Por mi parte recuerdo que en junio la época de las tapazones de anonas ya pasó junto con las peleas de los chamacos disputándose la propiedad de esas frutas silvestres que se cortan sazonas al borde de la acequia y se esconden en los tecorrales de los patios en espera de que maduren. Como esa costumbre es común, a la salida de la escuela van grupos de muchachos buscando las tapazones haciendo un lado las piedras que las cubren hasta dar con el guardado sin averiguar si son de su propiedad hasta que otro grupo les reclama.

En el pueblo la pedida de lluvias ha quedado atrás. El cielo espera su tiempo para llover y si alguna llovizna adelanta en el mes, sólo es para alborotar el calor y traer el bochorno que sofoca.

Quienes saben leer el tiempo reconocen que son señales para prevenirse, arreglar sus casas y sus cosas para el nuevo ciclo de  siembra.

En el pueblo estamos también a finales de cursos porque el calendario escolar marca el tiempo de sembrar. La escuela cierra y la mano de obra estudiantil queda libre para sumarse a las labores del campo.

Ahora llueve. El polvo se asienta en los caminos. El suelo mojado comienza a nacer las semillas de nuevas plantas y yerbas.

Antes de la clausura de cursos se presentan para su exposición los trabajos manuales de fin de año que muestran la destreza, el ingenio y la dedicación que los maestros han puesto en sus alumnos.

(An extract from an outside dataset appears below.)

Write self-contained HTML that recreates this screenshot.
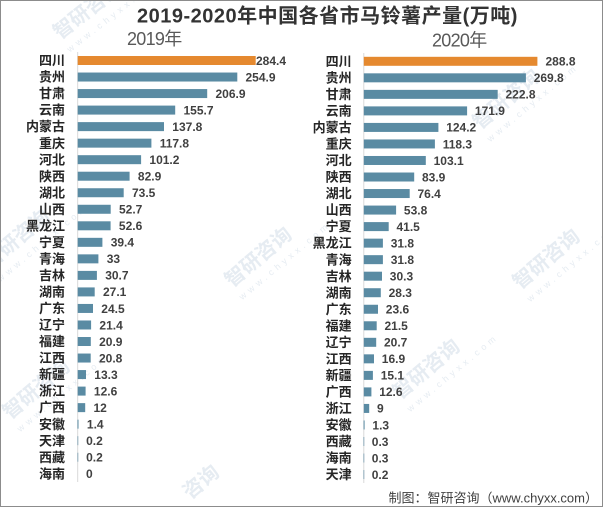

Recuerdo que en esas exposiciones abundaban los mapas coloreados de la República Mexicana con su división política. Todos aprendíamos así que los estados del norte eran los más extensos y los menos poblados y que el Golfo de México y el Océano Pacífico eran tan inmensos que no cabían en las láminas de cartoncillo.

Estamos en junio, al final de la primavera y al inicio del nuevo ciclo de lluvias.